Can you explain the space cost?  In procedures like `vector-map` at most one copy is needed when `vector-map` returns so the space cost can be at most twice.  The actual cost can be much lower, depending on the quality of the GC.
 
I assume that's the size of a pair in bits.  It's a horrendous cost for a gain that will not matter in the majority of cases, so I think it makes sense to provide either option.
After this preliminary work, I'm inclined to have a parameter that tells
the code whether to use call/cc-safe algorithms or not to use
call/cc-safe algorithms.  Perhaps named

use-call/cc-safe-array-algorithms

  Which procedures will be affected by this parameter?

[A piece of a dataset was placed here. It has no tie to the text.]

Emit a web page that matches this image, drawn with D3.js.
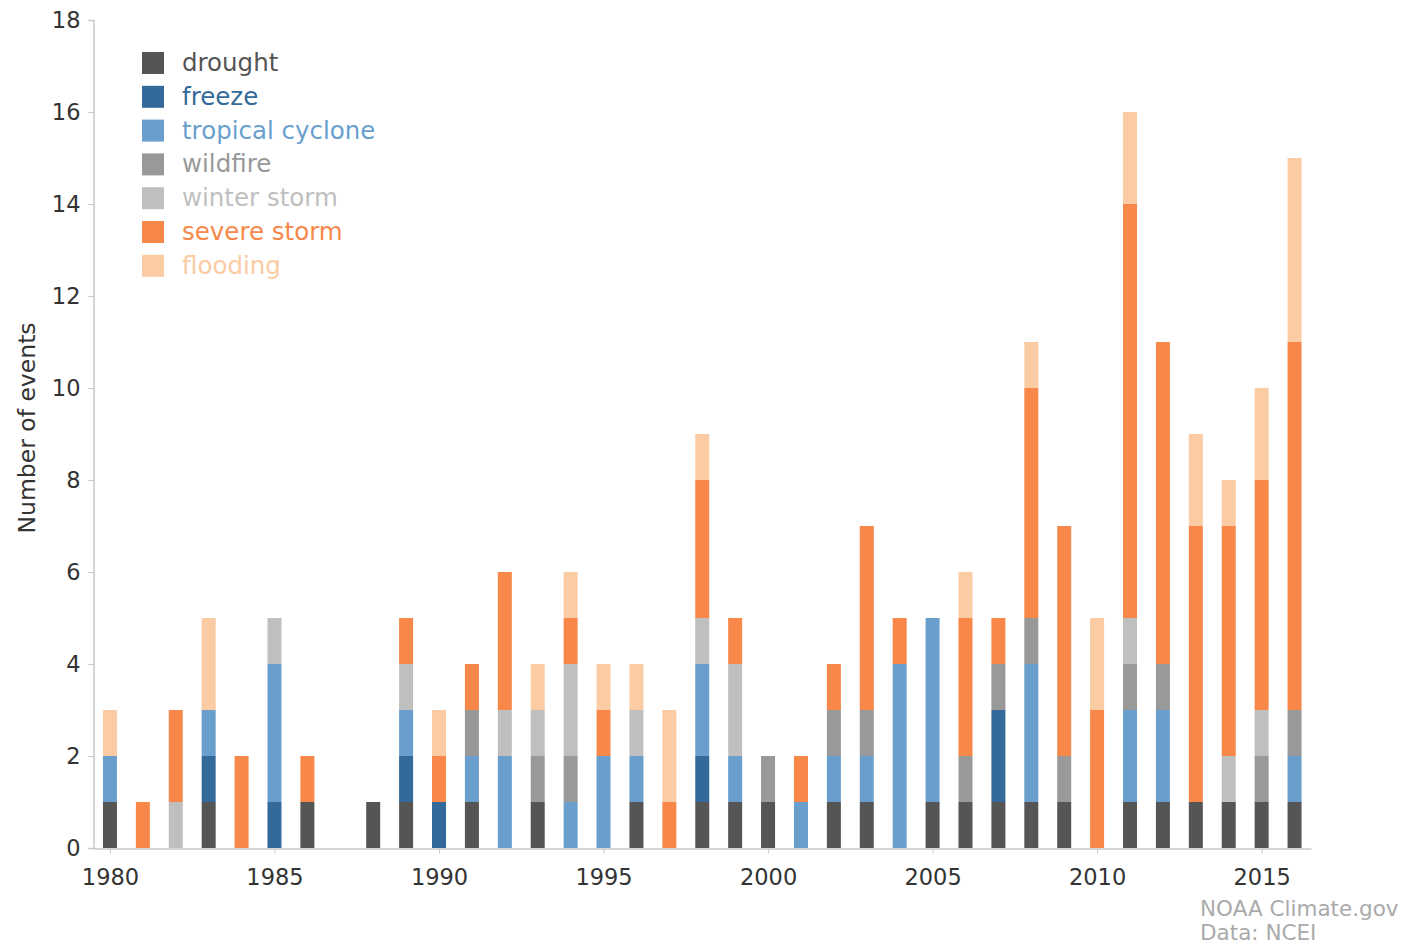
<!DOCTYPE html>
<html><head><meta charset="utf-8">
<script src="https://cdn.jsdelivr.net/npm/d3@7"></script>
<style>body{margin:0;background:#fff}svg{display:block}</style>
</head><body><svg id="c" width="1405" height="944"></svg>
<script>
const years = d3.range(1980, 2017);
const seriesNames = ["drought","freeze","tropical cyclone","wildfire","winter storm","severe storm","flooding"];
const seriesColors = ["#555555","#336a9a","#6a9fcd","#999999","#bfbfbf","#f8874a","#fbcba3"];
const drought    = [1,0,0,1,0,0,1,0,1,1,0,1,0,1,0,0,1,0,1,1,1,0,1,1,0,1,1,1,1,1,0,1,1,1,1,1,1];
const freeze     = [0,0,0,1,0,1,0,0,0,1,1,0,0,0,0,0,0,0,1,0,0,0,0,0,0,0,0,2,0,0,0,0,0,0,0,0,0];
const tropical   = [1,0,0,1,0,3,0,0,0,1,0,1,2,0,1,2,1,0,2,1,0,1,1,1,4,4,0,0,3,0,0,2,2,0,0,0,1];
const wildfire   = [0,0,0,0,0,0,0,0,0,0,0,1,0,1,1,0,0,0,0,0,1,0,1,1,0,0,1,1,1,1,0,1,1,0,0,1,1];
const winter     = [0,0,1,0,0,1,0,0,0,1,0,0,1,1,2,0,1,0,1,2,0,0,0,0,0,0,0,0,0,0,0,1,0,0,1,1,0];
const severe     = [0,1,2,0,2,0,1,0,0,1,1,1,3,0,1,1,0,1,3,1,0,1,1,4,1,0,3,1,5,5,3,9,7,6,5,5,8];
const flooding   = [1,0,0,2,0,0,0,0,0,0,1,0,0,1,1,1,1,2,1,0,0,0,0,0,0,0,1,0,1,0,2,2,0,2,1,2,4];
const yTicks = [0,2,4,6,8,10,12,14,16,18];
const xTicks = [1980,1985,1990,1995,2000,2005,2010,2015];

const seriesVals = [drought, freeze, tropical, wildfire, winter, severe, flooding];
const table = years.map((y,i)=>{const o={year:y}; seriesNames.forEach((n,k)=>o[n]=seriesVals[k][i]); return o;});
const stack = d3.stack().keys(seriesNames)(table);

const svg = d3.select("#c");
const x = d3.scaleLinear().domain([1979.5, 2016.5]).range([93.5, 1311]);
const y = d3.scaleLinear().domain([0, 18]).range([848, 20]);
const font = "'DejaVu Sans', Verdana, sans-serif";
const bw = 14;

const g = svg.append("g");
stack.forEach((s,k)=>{
  g.selectAll(null).data(s).enter().append("rect")
    .filter(d=>d[1]>d[0])
    .attr("x", d=>x(d.data.year)-bw/2)
    .attr("width", bw)
    .attr("y", d=>y(d[1]))
    .attr("height", d=>y(d[0])-y(d[1]))
    .attr("fill", seriesColors[k]);
});

// Y axis
const ya = svg.append("g").attr("transform","translate(93.5,0)")
  .call(d3.axisLeft(y).tickValues(yTicks).tickSize(5).tickPadding(8));
ya.select(".domain").attr("stroke","#c8c8c8").attr("stroke-width",1.5);
ya.selectAll(".tick line").attr("stroke","#c8c8c8");
ya.selectAll("text").attr("font-family",font).attr("font-size",22.5).attr("fill","#333");

// X axis
const xa = svg.append("g").attr("transform","translate(0,848.5)")
  .call(d3.axisBottom(x).tickValues(xTicks).tickFormat(d3.format("d")).tickSize(5).tickPadding(16).tickSizeOuter(0));
xa.select(".domain").attr("stroke","#c8c8c8").attr("stroke-width",1.5);
xa.selectAll(".tick line").attr("stroke","#c8c8c8");
xa.selectAll("text").attr("font-family",font).attr("font-size",22.5).attr("fill","#333");

// Y label
svg.append("text").attr("transform","translate(35,428) rotate(-90)")
  .attr("text-anchor","middle").attr("font-family",font).attr("font-size",23.5).attr("fill","#333")
  .text("Number of events");

// Legend
const lg = svg.append("g");
seriesNames.forEach((n,k)=>{
  const yy = 63 + k*33.8;
  lg.append("rect").attr("x",142).attr("y",yy-11).attr("width",22).attr("height",22).attr("fill",seriesColors[k]);
  lg.append("text").attr("x",182).attr("y",yy+8).attr("font-family",font).attr("font-size",24.5)
    .attr("fill",seriesColors[k]).text(n);
});

// Credits
svg.append("text").attr("x",1200).attr("y",916).attr("font-family",font).attr("font-size",21.5).attr("fill","#aaa").text("NOAA Climate.gov");
svg.append("text").attr("x",1200).attr("y",940).attr("font-family",font).attr("font-size",21.5).attr("fill","#aaa").text("Data: NCEI");
</script></body></html>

Don't use a parameter.  Export the procedures under two different names (or under the same name but in two different sub-libraries).  A parameter wouldn't make much sense here.
 
What will the default value be?  I would say that people will expect it to be #f, especially as there will be a time cost as well as a space cost.

I would say that people expect the procedures to work well and compose well with the core Scheme facilities, which include call/cc.
 
I am going to write PFNs for the following SRFIs warning that the use of multiple returns produces unspecified results:  133 (general vectors), 160 (homogeneous non-bit vector), 178 (bit vectors), 196 (ranges), and 214 (flexvectors).   If anyone wants to write space-eating SRFIs that are call/cc-safe, by all means do so.

On the contrary, to be viable for inclusion in a future Scheme standard, I think that these APIs must honor Scheme's primitives like call/cc.  If they don't, call/cc (when used non-trivially) and friends will become merely procedures for toying around but hardly usable in more complicated code bases.

If we ignore this, the R7RS-large project would just create another Common Lisp, now in form of a Lisp-1 instead of a Lisp-2.